Barada returned to the pyramids in 1999 as he took on Scotland’s Peter Nicol in the final of the World Championships, with the hometown hero having the hopes of 5,000 Egyptians in attendance on his shoulders.

He pushed Nicol hard in all three games but ultimately ran out of energy as he narrowly missed out on lifting the sport’s biggest trophy.

Barada bounced back from the disappointment though as he helped Egypt claim their first ever World Team Championships title just five days later.

His career was cruelly cut short though when, in 2000, he was stabbed by an unknown assailant at his home when returning home from a friend’s engagement party.

Barada resumed playing squash for a short while after recovering, but ultimately announced his retirement from the sport in 2001, aged 24.

Rhonda Thorne
Nationality: Australia
World Championship Title Wins: 1
World Championship Final Defeats: 1

Queensland-born Rhonda Thorne was one of the leading players in the early 1980s and has the distinction of winning the second ever World Championships in 1981, beating fellow Australian Vicki Cardwell in the title decider in Toronto, Canada, while she also won the Australian Open that year.

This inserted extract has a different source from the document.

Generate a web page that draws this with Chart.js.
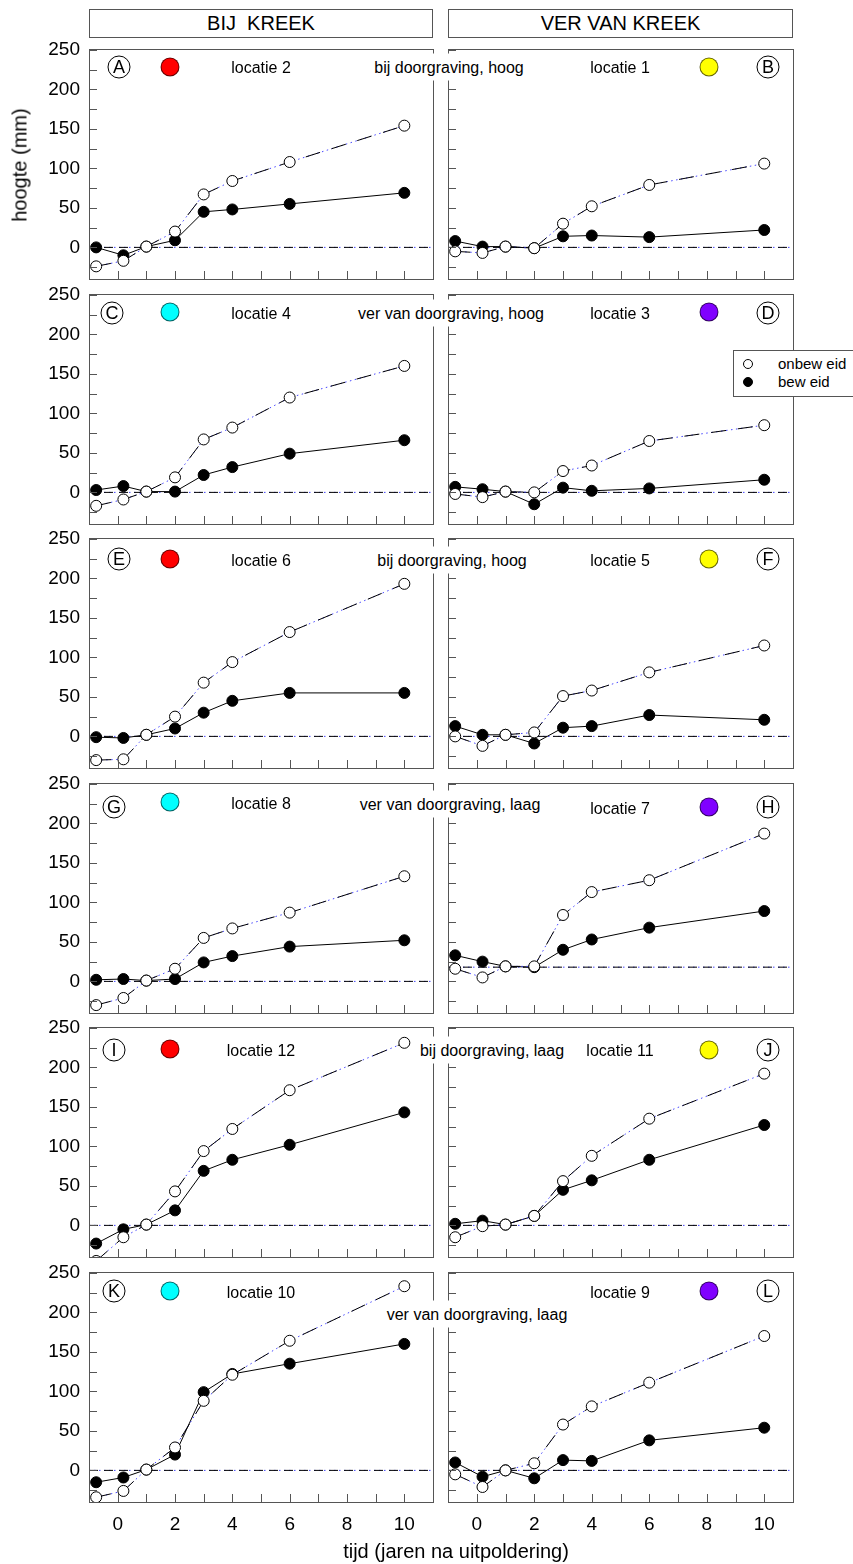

Thorne became World No.1 later that year and also held that honour in 1982, ultimately enjoying an unbroken five-year spell amongst the world’s top five between 1979-1984.

She reached a second World Championship final in 1983, again facing Cardwell in the final, but this time her compatriot got her revenge to deny Thorne a second Worlds crown.

Thorne teamed up with Cardwell in the 1981 World Team Squash Championships, where she captained Australia to a first place finish, while she led her country to a successful title defence two years later.

Thorne retired in 1985 but her feats were recognised when she was given the Queensland Sportswomen of the Year Award and she has also been inducted into the Squash Australia Hall of Fame.

Lisa Opie
Nationality: English
World Championship Title Wins: 0
World Championship Final Defeats: 2
British Open Title Wins: 1
British Open Final Defeats: 4

Between 1962-2004, all but one British Open title was won by either an Australian or a New Zealander but Guernsey-born Lisa Opie was able to put an end to 29 successive years of antipodean success when she captured the famous title in 1991.

Opie had threatened to lift the sport’s major titles on a number of occasions before then, twice finishing as runner-up at the World Championships and making it to four British Open finals, where each time she fell to either New Zealand’s Susan Devoy or Australia’s Vicki Cardwell.

She was also part of the England team that won the World Team Championships on four successive occasions between 1985-1990, which is the country’s greatest ever period of success at the championships.

Opie spent a number of years as England’s No.1 player and also spent two months at World No.1 in 1988, while she defeated compatriot Sue Wright three years later to become the first British woman to win the British Open for 30 years.

Opie announced her retirement from professional squash in 1995 and was awarded an MBE for services to squash in the New Year’s Honours List.